The words ‘Made in China’ are three words which are engraved into an enormous amount of products in the UK. For decades, companies have shifted manufacturing overseas, to places like China and India, tempted away by cheap labour costs. This had a devastating impact on domestic manufacturing in the UK, which declined from about 30% of national GDP in the late 1970’s to 14% before the recession to little more than 11% after that. But as wages and costs are escalating overseas, will more people begin to invest in British manufacturing again? Is “Made in Britain” really making a comeback?
There is no denying that British manufacturers were hit hard by the recession, struggling to keep up with falling orders and cheaper competition from abroad. However the “Made in Britain” brand may be heading for a genuine revival as more UK companies choose to swap their international suppliers for UK based ones. In fact our output is actually 25% up on the production levels of the early eighties and it’s continuing to rise. So if you thought British manufacturing was dead, it may be time to think again.
The demand for British-made goods is particularly high from overseas, where the perceived quality and craftsmanship is well respected. In fact, new research independently commissioned by Barclays Corporate Banking has shown that products labelled “Made in Britain” are gaining a considerably higher premium when sold abroad than those with no declared country of origin. When consumers in eight export markets see the the Union Flag on a product, their desire to buy increases.
It is also in demand at the wealthier end of the spectrum as the “Made in Britain” label promises to add a further level of value to the consumer. In luxury fashion for example, the “Made in Britain” label means owning something more unique and more customised, adding value to a product.
But what about the rest of us? Does a “Made in Britain” label matter to us too?
Well according to a YouGov poll, which was carried out last year for the EEF, seven out of ten respondents said they prefer to buy goods that have been made in Britain. The poll, which was carried out on over two thousand British adults, also found that 91% agreed that manufacturing is essential for the UK economy to grow.
So what are British manufacturers doing to support “Made in Britain”?
There are welcoming signs of life for Britain’s textile industry. In fact, employment in UK manufacturing has risen and continues to rise as companies invest in machinery and skills.
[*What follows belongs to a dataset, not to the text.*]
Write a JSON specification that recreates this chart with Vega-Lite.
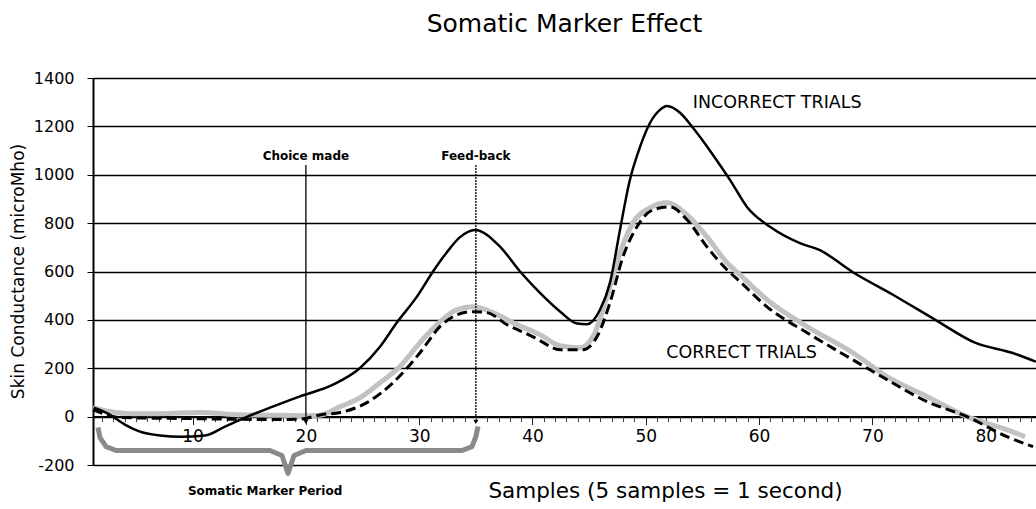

The UK fashion industry and the government are beginning to sit up and think of new ways to sustain the “Made in Britain” brand, from its craftsmanship to it’s manufacturing, with now lots of investment in apprenticeships to train the next generation of skilled workers. Luxury UK labels like Mulberry and Burberry are bringing production back home and high street stores like John Lewis are looking to bring textile manufacturing back to the UK from foreign factories as part of its big campaign to sell more “British made” goods. Not only that, according to the Manufacturing Advisory Service, one in nine SMEs reshored their production from overseas last year, with top reasons for doing so being to reduce costs, improve quality and shorten lead times.
So why should we buy British?
“Made in Britain” labelling is actively supporting communities, offering opportunities for employment and skills development in a sector of the UK economy, which has declined rapidly in recent years. The creation of jobs should be a good enough reason alone for Buying British made goods,
So we now have a real window of opportunity to build manufacturing back up in the UK and it seems we are taking the opportunity by both hands. A recent report suggested that there will be 50,000 manufacturing jobs in the UK manufacturing sector over the next two years as a consequence of manufacturing being moved back to this country. This estimate is echoed by the accountants, PWC, that suggest that 100,000 to 200,000 additional jobs will be created over the next decade and that annual national output will be enhanced by £6-12 billion at today’s prices by the mid-2020’s.
So what can we do?
As consumers, we need to actively seek out products that are made in Britain and retailers need to continue to make these products easier to come across. Places like China and India aren’t the cheapest places in the world to manufacturer anymore and therefore there’s no need for them to be dominating the world’s manufacturing. Once upon a time, Britain was famous for it’s manufacturing and it’s about time it happened again. The “Made in Britain” label has always been held in high esteem, but the industry began prioritising profit over quality and now out of the recession, we are looking at things differently. I guess only time will tell if the “Made in Britain” brand recovers fully.